Source records
####################
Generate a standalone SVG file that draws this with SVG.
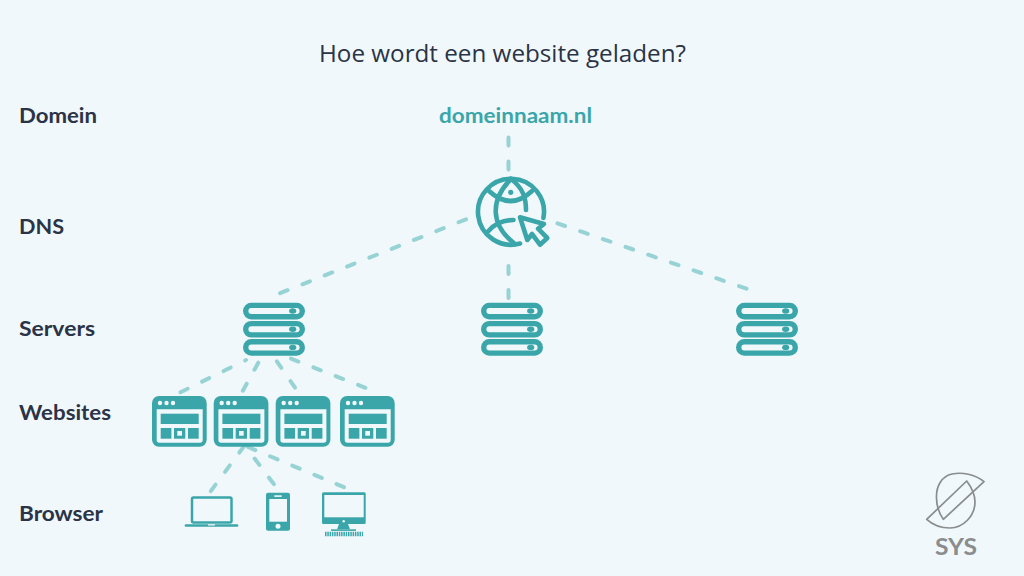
<svg xmlns="http://www.w3.org/2000/svg" xmlns:xlink="http://www.w3.org/1999/xlink" width="1024" height="576" viewBox="0 0 1024 576">
<style>
.bg{fill:#f0f8fb}
.lbl{font-family:"Lato","Open Sans",sans-serif;font-weight:700;font-size:21px;fill:#2b3347}
.ttl{font-family:"Open Sans","Noto Sans",sans-serif;font-weight:400;font-size:23px;fill:#2b3347}
.dom{font-family:"Lato","Open Sans",sans-serif;font-weight:700;font-size:21.5px;fill:#3aa6aa}
.dash{fill:none;stroke:#97d3d5;stroke-width:4;stroke-linecap:round;stroke-dasharray:8 16}
.t{fill:#3aa6aa}
.h{fill:#f0f8fb}
.gl{fill:none;stroke:#3aa6aa;stroke-width:4.6;stroke-linecap:round;stroke-linejoin:round}
.logo{fill:none;stroke:#8a8d8d;stroke-width:1.7;stroke-linejoin:round}
</style>
<defs>
<g id="server">
<rect x="2.7" y="2.7" width="56.6" height="11.3" rx="5.65" fill="#f0f8fb" stroke="#3aa6aa" stroke-width="5.4"/>
<ellipse cx="49.7" cy="8.3" rx="3.6" ry="2.7" class="t"/>
</g>
<g id="srv">
<use xlink:href="#server" href="#server" y="0"/>
<use xlink:href="#server" href="#server" y="18.2"/>
<use xlink:href="#server" href="#server" y="36.4"/>
</g>
<g id="win">
<rect x="0" y="0" width="54.7" height="50.7" rx="7" class="t"/>
<circle cx="8" cy="7" r="2.2" class="h"/><circle cx="14.5" cy="7" r="2.2" class="h"/><circle cx="21" cy="7" r="2.2" class="h"/>
<path d="M4.7 13.3H50.7V44a2.7 2.7 0 0 1-2.7 2.7H7.4a2.7 2.7 0 0 1-2.7-2.7Z" class="h"/>
<rect x="8.7" y="17.7" width="38" height="10.3" class="t"/>
<rect x="8.7" y="32" width="10.7" height="10.7" class="t"/>
<rect x="22" y="32" width="11.3" height="10.7" class="t"/>
<rect x="25.3" y="35" width="4.7" height="4.7" class="h"/>
<rect x="36" y="32" width="10.7" height="10.7" class="t"/>
</g>
</defs>
<rect class="bg" width="1024" height="576"/>
<g id="connectors">
<path class="dash" d="M508.5 137.5V170"/>
<path class="dash" d="M466 219.3L278 294"/>
<path class="dash" d="M557.5 223.4L747.5 289"/>
<path class="dash" d="M508.5 266V300"/>
<path class="dash" style="stroke-dashoffset:7" d="M246 360L179 393"/>
<path class="dash" d="M258.3 362.7L241 394"/>
<path class="dash" d="M276.8 361.4L296 389"/>
<path class="dash" d="M291 358.6L366 388"/>
<path class="dash" d="M244.1 446.1L210.5 491.5"/>
<path class="dash" d="M254.6 458.5L274 484.3"/>
<path class="dash" d="M248 447L345 487.6"/>
</g>
<text class="ttl" x="319" y="61.5" textLength="367" lengthAdjust="spacingAndGlyphs">Hoe wordt een website geladen?</text>
<text class="lbl" x="19" y="122.8" textLength="78" lengthAdjust="spacingAndGlyphs">Domein</text>
<text class="lbl" x="19" y="233.5" textLength="45" lengthAdjust="spacingAndGlyphs">DNS</text>
<text class="lbl" x="19" y="336.3" textLength="76" lengthAdjust="spacingAndGlyphs">Servers</text>
<text class="lbl" x="19" y="420.3" textLength="92" lengthAdjust="spacingAndGlyphs">Websites</text>
<text class="lbl" x="19" y="521.3" textLength="84" lengthAdjust="spacingAndGlyphs">Browser</text>
<g id="domain"><text class="dom" x="439" y="122.9" textLength="153" lengthAdjust="spacingAndGlyphs">domeinnaam.nl</text></g>
<g id="dns" class="gl">
<path d="M543.4 217.9A33 33 0 1 0 520 243.5"/>
<path d="M511 179C490 200 490 225 515 244"/>
<path d="M511 179C523 188 526 198 526 210"/>
<path d="M489 191Q510.7 211 532 191"/>
<path d="M488.5 231Q498 220 513.5 220"/>
<path d="M520 217.3L527.3 240L532 234L540 244.7L547.3 238L538 228.7L544 224Z"/>
<circle cx="510.7" cy="192.3" r="2.6" fill="#3aa6aa" stroke="none"/>
</g>
<g id="server-1"><use xlink:href="#srv" href="#srv" x="243" y="302.7"/></g>
<g id="server-2"><use xlink:href="#srv" href="#srv" x="481" y="302.7"/></g>
<g id="server-3"><use xlink:href="#srv" href="#srv" x="736" y="302.7"/></g>
<g id="website-1"><use xlink:href="#win" href="#win" x="152" y="396"/></g>
<g id="website-2"><use xlink:href="#win" href="#win" x="213.7" y="396"/></g>
<g id="website-3"><use xlink:href="#win" href="#win" x="275.7" y="396"/></g>
<g id="website-4"><use xlink:href="#win" href="#win" x="340" y="396"/></g>
<g id="laptop">
<rect x="192" y="497.5" width="39.5" height="25" rx="1.5" fill="none" stroke="#3aa6aa" stroke-width="2.5"/>
<rect x="184.7" y="524.2" width="53.6" height="2.6" rx="1.2" class="t"/>
<rect x="208" y="524.2" width="7" height="1.3" class="h"/>
</g>
<g id="phone">
<rect x="266" y="492.7" width="24" height="38" rx="2" class="t"/>
<rect x="269.3" y="499" width="17.7" height="22.7" class="h"/>
<rect x="274.3" y="495.3" width="7.4" height="1.6" class="h"/>
<circle cx="278" cy="526.3" r="2.5" class="h"/>
</g>
<g id="desktop">
<rect x="322" y="492.3" width="43.7" height="31.7" rx="1.5" class="t"/>
<rect x="324.3" y="495" width="39.4" height="22.3" class="h"/>
<circle cx="343.7" cy="521.3" r="1.2" class="h"/>
<path d="M339 524H348L350 529.3H337Z" class="t"/>
<rect x="331" y="529.3" width="25" height="1.6" class="t"/>
<path d="M325 534H363" fill="none" stroke="#3aa6aa" stroke-width="4.5" stroke-dasharray="1.5 0.8"/>
</g>
<g id="logo">
<path class="logo" d="M984 481.7C975 474 962 472 952 474C942 476 936 486 936.5 498C936.5 506 939 513 943.3 519.3Z"/>
<path class="logo" d="M926.7 519.3L966.7 481C972 488 975 495 975 502C975 516 963 528 950 528C941 528 933 525 926.7 519.3Z"/>
<text x="935" y="555" textLength="42" lengthAdjust="spacingAndGlyphs" style="font-family:'Lato','Open Sans',sans-serif;font-weight:700;font-size:23px;fill:#8a8d8d">SYS</text>
</g>
</svg>
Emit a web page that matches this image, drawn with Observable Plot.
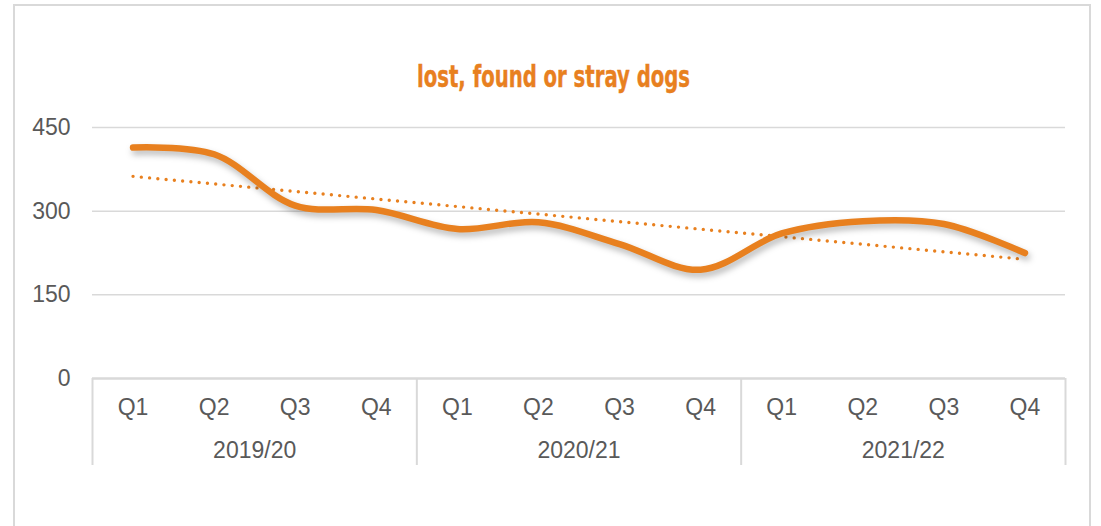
<!DOCTYPE html>
<html>
<head>
<meta charset="utf-8">
<script src="https://cdn.jsdelivr.net/npm/d3@7"></script>
<script src="https://cdn.jsdelivr.net/npm/@observablehq/plot@0.6"></script>
<style>
  html, body { margin: 0; padding: 0; background: #fff; }
  #wrap { position: relative; width: 1101px; height: 526px; overflow: hidden; background: #fff; }
  #box { position: absolute; left: 13px; top: 4px; width: 1078px; height: 560px; border: 2px solid #d9d9d9; box-sizing: border-box; }
  #title { position: absolute; left: 0; top: 0; }
  #chart { position: absolute; left: 0; top: 0; }
</style>
</head>
<body>
<div id="wrap">
  <div id="box"></div>
  <div id="chart"></div>
  <svg id="title" width="1101" height="110">
    <text x="553.5" y="87" text-anchor="middle" textLength="273" lengthAdjust="spacingAndGlyphs"
      style="font-family: 'Liberation Sans Narrow', 'DejaVu Sans Condensed', 'Liberation Sans', sans-serif; font-weight: bold; font-size: 30px; fill: #E8801F; stroke: #E8801F; stroke-width: 0.4px;">lost, found or stray dogs</text>
  </svg>
</div>
<script>
const years = ["2019/20", "2020/21", "2021/22"];
const quarters = ["Q1", "Q2", "Q3", "Q4"];
const values = [414, 402, 310, 302, 268, 280, 241, 195, 260, 282, 277, 225];
const yTicks = [0, 150, 300, 450];

const orange = "#E8801F";
const grey = "#d9d9d9";
const textColor = "#595959";

const rows = values.map((v, i) => ({
  i,
  value: v,
  quarter: quarters[i % quarters.length],
  year: years[Math.floor(i / quarters.length)]
}));
const yearRows = years.map(y => {
  const idx = rows.filter(r => r.year === y).map(r => r.i);
  return { year: y, center: d3.mean(idx), start: d3.min(idx) - 0.5, end: d3.max(idx) + 0.5 };
});
const boundaries = Array.from(new Set(yearRows.flatMap(d => [d.start, d.end])));

const plot = Plot.plot({
  width: 1101,
  height: 526,
  marginLeft: 92,
  marginRight: 36,
  marginTop: 127,
  marginBottom: 148,
  style: { fontFamily: "'Liberation Sans', Arial, sans-serif", background: "transparent" },
  x: { domain: [-0.5, values.length - 0.5], axis: null },
  y: { domain: [0, 450], axis: null },
  marks: [
    Plot.gridY(yTicks.filter(t => t > 0), { stroke: grey, strokeOpacity: 1, strokeWidth: 1.5 }),
    Plot.ruleY([0], { stroke: grey, strokeWidth: 2.5 }),
    Plot.axisY({ ticks: yTicks, tickSize: 0, tickPadding: 22, fontSize: 23, fill: textColor, label: null }),
    Plot.axisX({ ticks: boundaries, tickSize: 87, tickFormat: () => "", stroke: grey, strokeWidth: 2, label: null }),
    Plot.text(rows, { x: "i", text: "quarter", frameAnchor: "bottom", lineAnchor: "middle", dy: 29, fontSize: 23, fill: textColor }),
    Plot.text(yearRows, { x: "center", text: "year", frameAnchor: "bottom", lineAnchor: "middle", dy: 72, fontSize: 23, fill: textColor }),
    Plot.linearRegressionY(rows, { x: "i", y: "value", ci: 0, stroke: orange, strokeWidth: 3.4, strokeDasharray: "0 8.3", strokeLinecap: "round" }),
    Plot.line(rows, { x: "i", y: "value", curve: "catmull-rom", stroke: orange, strokeWidth: 6.5, strokeLinecap: "round", imageFilter: "drop-shadow(2px 4px 3px rgba(0,0,0,0.28))" })
  ]
});
document.getElementById("chart").appendChild(plot);
</script>
</body>
</html>
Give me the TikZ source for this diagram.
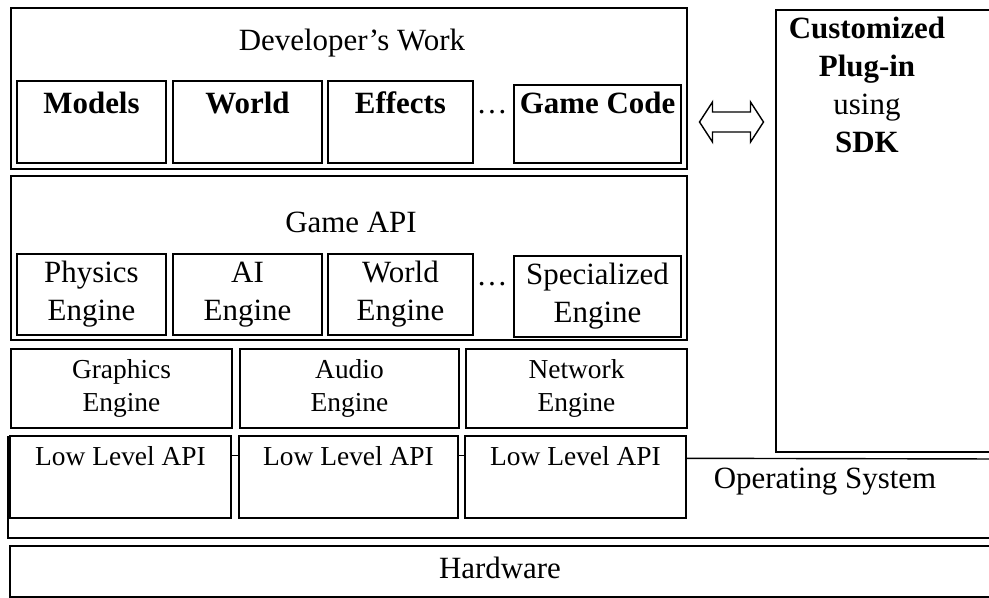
\documentclass[tikz,border=0pt]{standalone}
\usepackage{fontspec}
\setmainfont{Liberation Serif}
\usetikzlibrary{calc}

\begin{document}
\begin{tikzpicture}[
        layer/.style={draw,line width=1pt,inner sep=0pt},
        unit/.style={draw,line width=1.2pt,inner sep=0pt,align=center},
        big/.style={font=\fontsize{22}{27}\selectfont},
        bigbf/.style={font=\fontsize{22}{27}\selectfont\bfseries},
        small/.style={font=\fontsize{19.5}{23.5}\selectfont},
    ]
        \useasboundingbox (0,0) rectangle (24.725,-14.95);
        \clip (0,0) rectangle (24.725,-14.95);
        % developer's work
        \node[layer,minimum width=16.9cm,minimum height=4.025cm] (dev) at (8.725,-2.2125) {};
        \node[big] (devtxt) at (8.8,-1.075) {Developer's Work};
        \node[unit,minimum width=3.725cm,minimum height=2.05cm] (models) at (2.2875,-3.05) {};
        \node[unit,minimum width=3.725cm,minimum height=2.05cm] (world) at (6.1875,-3.05) {};
        \node[unit,minimum width=3.625cm,minimum height=2.05cm] (effects) at (10.0125,-3.05) {};
        \node[unit,minimum width=4.175cm,minimum height=1.95cm] (gamecode) at (14.9375,-3.1) {};
        \node[bigbf,anchor=base] (modelstxt) at (2.2875,-2.825) {Models};
        \node[bigbf,anchor=base] (worldtxt) at (6.1875,-2.825) {World};
        \node[bigbf,anchor=base] (effectstxt) at (10.0125,-2.825) {Effects};
        \node[big,anchor=base] (dots1) at (12.3,-2.825) {\ldots};
        \node[bigbf,anchor=base] (gamecodetxt) at (14.9375,-2.825) {Game Code};
        % plug-in
        \node[layer,minimum width=5.85cm,minimum height=11.05cm] (plugin) at (22.325,-5.775) {};
        \node[big,anchor=north,align=center,inner sep=0.18cm] (plugintxt) at (21.675,-0.25) {\textbf{Customized}\\\textbf{Plug-in}\\using\\\textbf{SDK}};
        \coordinate (link) at ($(dev.east |- models.center)!0.5!(plugin.west |- models.center)$);
        \draw[line width=1pt] ($(link)+(-0.8,0)$) -- ++(0.325,0.5) -- ++(0,-0.25) -- ++(0.95,0) -- ++(0,0.25)
            -- ++(0.325,-0.5) -- ++(-0.325,-0.5) -- ++(0,0.25) -- ++(-0.95,0) -- ++(0,-0.25) -- cycle;
        % game api
        \node[layer,minimum width=16.9cm,minimum height=4.1cm] (gameapi) at (8.725,-6.45) {};
        \node[big,anchor=base] (gameapitxt) at (8.775,-5.8) {Game API};
        \node[unit,big,minimum width=3.725cm,minimum height=2.025cm] (physics) at (2.2875,-7.3625) {Physics\\Engine};
        \node[unit,big,minimum width=3.725cm,minimum height=2.025cm] (ai) at (6.1875,-7.3625) {AI\\Engine};
        \node[unit,big,minimum width=3.625cm,minimum height=2.025cm] (worldeng) at (10.0125,-7.3625) {World\\Engine};
        \node[big,anchor=base] (dots2) at (12.3,-7.125) {\ldots};
        \node[unit,big,minimum width=4.175cm,minimum height=2.025cm] (special) at (14.9375,-7.4125) {Specialized\\Engine};
        % engines
        \node[layer,small,align=center,minimum width=5.525cm,minimum height=1.975cm] (graphics) at (3.0375,-9.7125) {Graphics\\Engine};
        \node[layer,small,align=center,minimum width=5.475cm,minimum height=1.975cm] (audio) at (8.7375,-9.7125) {Audio\\Engine};
        \node[layer,small,align=center,minimum width=5.525cm,minimum height=1.975cm] (network) at (14.4125,-9.7125) {Network\\Engine};
        % operating system
        \draw[line width=1pt] (0.2,-10.9) -- (0.2,-13.45) -- (25,-13.45);
        \node[layer,fill=white,minimum width=5.525cm,minimum height=2.05cm] (ll1) at (3.0125,-11.925) {};
        \node[layer,fill=white,minimum width=5.475cm,minimum height=2.05cm] (ll2) at (8.7125,-11.925) {};
        \node[layer,fill=white,minimum width=5.525cm,minimum height=2.05cm] (ll3) at (14.3875,-11.925) {};
        \node[small,anchor=base] (ll1txt) at (3.0125,-11.625) {Low Level API};
        \node[small,anchor=base] (ll2txt) at (8.7125,-11.625) {Low Level API};
        \node[small,anchor=base] (ll3txt) at (14.3875,-11.625) {Low Level API};
        \draw[line width=1pt] ([yshift=-0.5cm]ll1.north east) -- ([yshift=-0.5cm]ll2.north west);
        \draw[line width=1pt] ([yshift=-0.5cm]ll2.north east) -- ([yshift=-0.5cm]ll3.north west);
        \draw[line width=1pt] ([yshift=-0.575cm]ll3.north east) -- (25,-11.475);
        \node[big] (ostxt) at (20.625,-12.05) {Operating System};
        % hardware
        \node[layer,minimum width=24.75cm,minimum height=1.275cm] (hw) at (12.625,-14.2875) {};
        \node[big] (hwtxt) at (12.5,-14.2) {Hardware};
\end{tikzpicture}
\end{document}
####################
§ **Instruction**:
Show every line of the listing in which the string "that" can be found.

§ **Response for this exercise**:
Generate a standalone SVG file that draws this with SVG.
Emit a web page that matches this image, drawn with Observable Plot.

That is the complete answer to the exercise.